Challenges with Eye Contact
Updated: Feb 10, 2019
It's a fairly well-known characteristic of autism that we have trouble making and keeping eye contact. It can be a challenge, and even frustrating, issue to deal with, especially if you don't understand why it's happening.
Let me start by refuting one idea out there that attempts to explain the matter. It claims that autistics lack a "theory of mind", meaning that we don't understand that another person lacks their own thoughts and feelings, and therefore don't make eye contact with you because we don't recognize that you are someone to make contact with. Yes, autistics often have trouble understanding that other people have separate thoughts and viewpoints, but this has nothing to do with why we don't make eye contact.

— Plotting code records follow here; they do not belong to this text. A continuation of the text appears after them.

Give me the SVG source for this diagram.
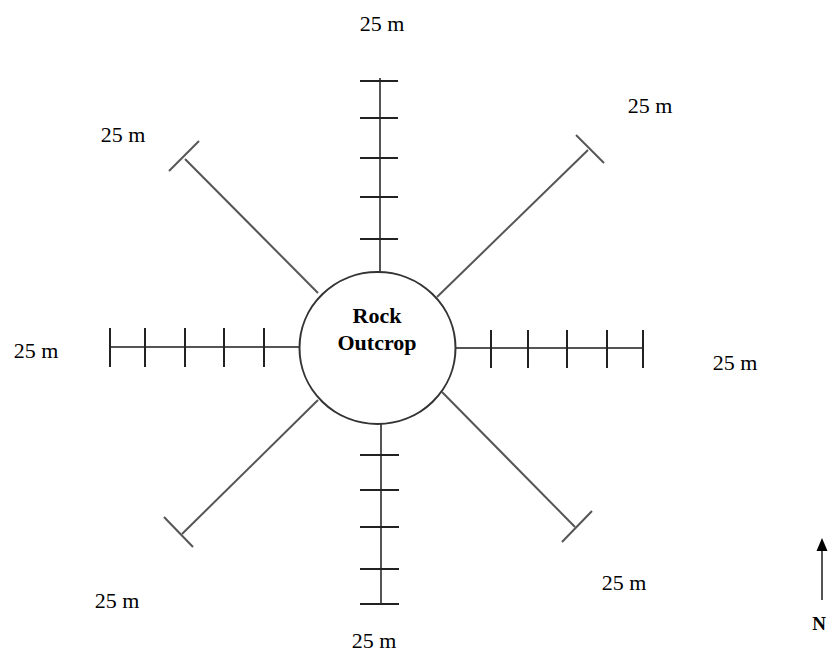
<svg xmlns="http://www.w3.org/2000/svg" width="833" height="656" viewBox="0 0 833 656">
<style>
.ln{stroke:#555;stroke-width:2;fill:none;stroke-linecap:butt}
.tk{stroke:#222;stroke-width:2;fill:none}
.lb{font-family:"Liberation Serif","Times New Roman",serif;font-size:22px;fill:#000}
.bd{font-family:"Liberation Serif","Times New Roman",serif;font-size:22px;font-weight:bold;fill:#000}
</style>
<rect width="833" height="656" fill="#fff"/>
<g id="connectors">
<line class="ln" x1="380" y1="78" x2="380" y2="272"/>
<line class="tk" x1="360" y1="81" x2="398" y2="81"/>
<line class="tk" x1="360" y1="118" x2="398" y2="118"/>
<line class="tk" x1="360" y1="158" x2="398" y2="158"/>
<line class="tk" x1="360" y1="197" x2="398" y2="197"/>
<line class="tk" x1="360" y1="239" x2="398" y2="239"/>
<line class="ln" x1="381" y1="424" x2="381" y2="604"/>
<line class="tk" x1="360" y1="455" x2="399" y2="455"/>
<line class="tk" x1="360" y1="490" x2="399" y2="490"/>
<line class="tk" x1="360" y1="527" x2="399" y2="527"/>
<line class="tk" x1="360" y1="569" x2="399" y2="569"/>
<line class="tk" x1="360" y1="604" x2="399" y2="604"/>
<line class="ln" x1="110" y1="347" x2="299" y2="347"/>
<line class="tk" x1="110" y1="328" x2="110" y2="367"/>
<line class="tk" x1="145" y1="328" x2="145" y2="367"/>
<line class="tk" x1="185" y1="328" x2="185" y2="367"/>
<line class="tk" x1="224" y1="328" x2="224" y2="367"/>
<line class="tk" x1="264" y1="328" x2="264" y2="367"/>
<line class="ln" x1="456" y1="348" x2="643" y2="348"/>
<line class="tk" x1="491" y1="330" x2="491" y2="368"/>
<line class="tk" x1="528" y1="330" x2="528" y2="368"/>
<line class="tk" x1="567" y1="330" x2="567" y2="368"/>
<line class="tk" x1="607" y1="330" x2="607" y2="368"/>
<line class="tk" x1="643" y1="330" x2="643" y2="368"/>
<line class="ln" x1="185" y1="159" x2="318" y2="293"/>
<line class="ln" x1="169" y1="171" x2="199" y2="141"/>
<line class="ln" x1="588" y1="150" x2="437" y2="297"/>
<line class="ln" x1="576" y1="135" x2="604" y2="163"/>
<line class="ln" x1="442" y1="392" x2="575" y2="527"/>
<line class="ln" x1="562" y1="542" x2="592" y2="511"/>
<line class="ln" x1="318" y1="400" x2="182" y2="534"/>
<line class="ln" x1="164" y1="517" x2="193" y2="547"/>
</g>
<g id="rock">
<ellipse cx="377.5" cy="348" rx="78" ry="76" fill="#fff" stroke="#333" stroke-width="2"/>
<text class="bd" x="377" y="323" text-anchor="middle">Rock</text>
<text class="bd" x="377" y="350" text-anchor="middle">Outcrop</text>
</g>
<g id="labels">
<text class="lb" x="382" y="31" text-anchor="middle">25 m</text>
<text class="lb" x="123" y="142" text-anchor="middle">25 m</text>
<text class="lb" x="650" y="113" text-anchor="middle">25 m</text>
<text class="lb" x="36" y="358" text-anchor="middle">25 m</text>
<text class="lb" x="735" y="370" text-anchor="middle">25 m</text>
<text class="lb" x="117" y="608" text-anchor="middle">25 m</text>
<text class="lb" x="624" y="590" text-anchor="middle">25 m</text>
<text class="lb" x="374" y="648" text-anchor="middle">25 m</text>
</g>
<g id="north">
<line x1="822" y1="548" x2="822" y2="600" stroke="#555" stroke-width="2"/>
<polygon points="822,538 816.5,551 827.5,551" fill="#000"/>
<text class="bd" x="819" y="630" text-anchor="middle" style="font-size:19px">N</text>
</g>
</svg>
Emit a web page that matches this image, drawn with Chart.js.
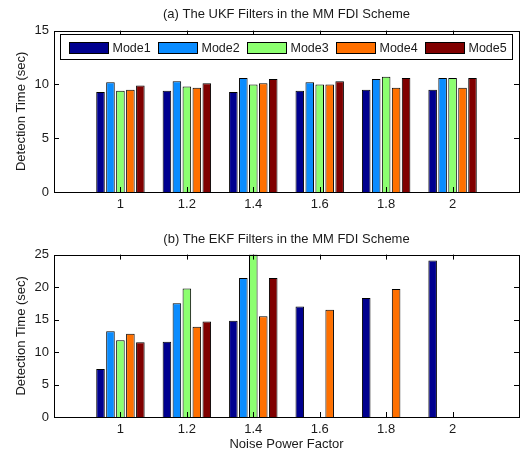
<!DOCTYPE html>
<html>
<head>
<meta charset="utf-8">
<script src="https://cdn.jsdelivr.net/npm/chart.js@4/dist/chart.umd.min.js"></script>
<style>
  html, body { margin: 0; padding: 0; background: #fff; }
  #wrap { position: relative; width: 528px; height: 452px; }
  .panel { position: absolute; left: 0; width: 528px; height: 226px; }
  #panelA { top: 0; }
  #panelB { top: 226px; }
</style>
</head>
<body>
<div id="wrap">
  <div class="panel" id="panelA"><canvas id="ukfChart"></canvas></div>
  <div class="panel" id="panelB"><canvas id="ekfChart"></canvas></div>
</div>
<script>
  // noise power factor, padded with empty slots so the axis runs 0.8 .. 2.2
  const xLabels = ['', '1', '1.2', '1.4', '1.6', '1.8', '2', ''];
  const modeNames = ['Mode1', 'Mode2', 'Mode3', 'Mode4', 'Mode5'];
  const modeColors = ['#00008f', '#0a8cff', '#8cff70', '#ff7000', '#800000'];

  // (a) UKF detection times (sec)
  const ukfMode1 = [9.3, 9.4, 9.3, 9.4, 9.5, 9.5];
  const ukfMode2 = [10.2, 10.3, 10.6, 10.2, 10.5, 10.6];
  const ukfMode3 = [9.4, 9.8, 10.0, 10.0, 10.7, 10.6];
  const ukfMode4 = [9.5, 9.7, 10.1, 10.0, 9.7, 9.7];
  const ukfMode5 = [9.9, 10.1, 10.5, 10.3, 10.6, 10.6];

  // (b) EKF detection times (sec)
  const ekfMode1 = [7.4, 11.6, 14.8, 17.0, 18.3, 24.1];
  const ekfMode2 = [13.2, 17.5, 21.4, 0, 0, 0];
  const ekfMode3 = [11.8, 19.8, 25.0, 0, 0, 0];
  const ekfMode4 = [12.8, 13.9, 15.5, 16.5, 19.7, 0];
  const ekfMode5 = [11.5, 14.7, 21.4, 0, 0, 0];

  const FONT = "'Liberation Sans', Arial, Helvetica, sans-serif";
  const INK = '#1a1a1a';
  Chart.defaults.font.family = FONT;
  Chart.defaults.color = INK;

  const pad = arr => [null, ...arr, null];

  // matlab style axes box with inward tick marks
  const boxPlugin = {
    id: 'matlabBox',
    afterDatasetsDraw(chart) {
      const { ctx, chartArea: a, scales: { x, y } } = chart;
      const len = 5;
      ctx.save();
      ctx.strokeStyle = '#000';
      ctx.lineWidth = 1;
      ctx.beginPath();
      x.ticks.forEach((t, i) => {
        if (!xLabels[i]) return;
        const px = Math.round(x.getPixelForTick(i)) + 0.5;
        ctx.moveTo(px, a.bottom); ctx.lineTo(px, a.bottom - len);
        ctx.moveTo(px, a.top); ctx.lineTo(px, a.top + len);
      });
      y.ticks.forEach((t, i) => {
        const py = Math.round(y.getPixelForTick(i)) + 0.5;
        ctx.moveTo(a.left, py); ctx.lineTo(a.left + len, py);
        ctx.moveTo(a.right, py); ctx.lineTo(a.right - len, py);
      });
      ctx.stroke();
      ctx.strokeRect(Math.round(a.left) + 0.5, Math.round(a.top) + 0.5,
        Math.round(a.right - a.left), Math.round(a.bottom - a.top));
      ctx.restore();
    }
  };

  // boxed legend drawn inside the top of the plot, like the original figure
  const insideLegend = {
    id: 'insideLegend',
    afterDraw(chart, args, opts) {
      if (!opts.show) return;
      const { ctx, chartArea: a } = chart;
      const bx = Math.round(a.left + 6) + 0.5;
      const by = Math.round(a.top + 3) + 0.5;
      const bw = Math.round(a.right - a.left - 13);
      const bh = 25;
      ctx.save();
      ctx.fillStyle = '#fff';
      ctx.fillRect(bx, by, bw, bh);
      ctx.strokeStyle = '#000';
      ctx.lineWidth = 1;
      ctx.strokeRect(bx, by, bw, bh);
      ctx.font = '12.5px ' + FONT;
      ctx.textBaseline = 'middle';
      chart.data.datasets.forEach((ds, i) => {
        const sx = Math.round(bx + 8 + i * 89) + 0.5;
        const sy = Math.round(by + 7) + 0.5;
        ctx.fillStyle = ds.backgroundColor;
        ctx.fillRect(sx, sy, 39, 11);
        ctx.strokeStyle = '#000';
        ctx.strokeRect(sx, sy, 39, 11);
        ctx.fillStyle = INK;
        ctx.fillText(ds.label, sx + 43, sy + 6);
      });
      ctx.restore();
    }
  };

  function makeChart(el, cfg) {
    const datasets = cfg.series.map((vals, i) => ({
      label: modeNames[i],
      data: pad(vals),
      backgroundColor: modeColors[i],
      borderColor: '#000',
      borderWidth: 1,
      categoryPercentage: 0.75,
      barPercentage: 0.86
    }));
    return new Chart(el, {
      type: 'bar',
      data: { labels: xLabels, datasets },
      plugins: [boxPlugin, insideLegend],
      options: {
        responsive: true,
        maintainAspectRatio: false,
        animation: false,
        layout: { padding: { left: 0, right: 9, top: 0, bottom: 0 } },
        plugins: {
          legend: { display: false },
          tooltip: { enabled: false },
          insideLegend: { show: cfg.legend },
          title: {
            display: true,
            text: cfg.title,
            fullSize: false,
            font: { size: 13, weight: 'normal' },
            color: INK,
            padding: cfg.titlePad
          }
        },
        scales: {
          x: {
            type: 'category',
            offset: false,
            grid: { display: false, drawTicks: false },
            border: { display: false },
            ticks: { font: { size: 13 }, padding: 5, maxRotation: 0, autoSkip: false },
            title: {
              display: !!cfg.xTitle,
              text: cfg.xTitle || '',
              font: { size: 13 },
              padding: { top: 0, bottom: 0 }
            },
            afterFit: s => { s.height = cfg.xHeight; }
          },
          y: {
            min: 0,
            max: cfg.yMax,
            grid: { display: false, drawTicks: false },
            border: { display: false },
            ticks: { stepSize: 5, font: { size: 13 }, padding: 5 },
            title: {
              display: true,
              text: 'Detection Time (sec)',
              font: { size: 13 },
              padding: { top: 14, bottom: 0 }
            },
            afterFit: s => { s.width = 54; }
          }
        }
      }
    });
  }

  makeChart(document.getElementById('ukfChart'), {
    title: '(a) The UKF Filters in the MM FDI Scheme',
    series: [ukfMode1, ukfMode2, ukfMode3, ukfMode4, ukfMode5],
    yMax: 15,
    legend: true,
    titlePad: { top: 7, bottom: 8 },
    xHeight: 34
  });

  makeChart(document.getElementById('ekfChart'), {
    title: '(b) The EKF Filters in the MM FDI Scheme',
    series: [ekfMode1, ekfMode2, ekfMode3, ekfMode4, ekfMode5],
    yMax: 25,
    legend: false,
    titlePad: { top: 6, bottom: 7 },
    xHeight: 35,
    xTitle: 'Noise Power Factor'
  });
</script>
</body>
</html>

We have trouble looking people in the eye because making eye contact causes a kind of information overload. When we look at you, our brains focus on details and have trouble forming the parts of the face into a whole. When most people look a face, they see a face that forms an expression. When an autistic looks at a face, they see the individual parts - the nose, the eyes, the mouth, and eyebrows, etc. So we're processing the different parts individually rather than the expression on your face as a whole. That makes the face a lot of information to process, and we end up in information overload.
So, to cope with the information overload, we don't make eye contact. It may seem like we're not listening to you because we're not looking at you, but sometimes we can listen better if we don't look at you. When most people listen to another person talk, research has found that their brain stops processing visual information as much, to focus instead on processing on sound and listening. However, it's been found that in autism, the brain doesn't make the change as readily, trying to process both your thoughts and your face at the same time. So we have an easier time listening if we can look away, so that we don't have to process your words and your face at the same time.
I've gotten better at it over the years, so I can usually keep the contact. But I still have my times when it's hard. Because putting my thoughts into words can also be hard, when I'm trying to say something I really have to think about, that's when I'll still drop the eye contact. And when I do keep the eye contact, I'm usually not looking at your whole face - I'm often focusing on just one eye. Looking at just that one eye means that I'm only processing the visual information from just that one eye, instead of your whole face, and that reduces the amount of information I have to process.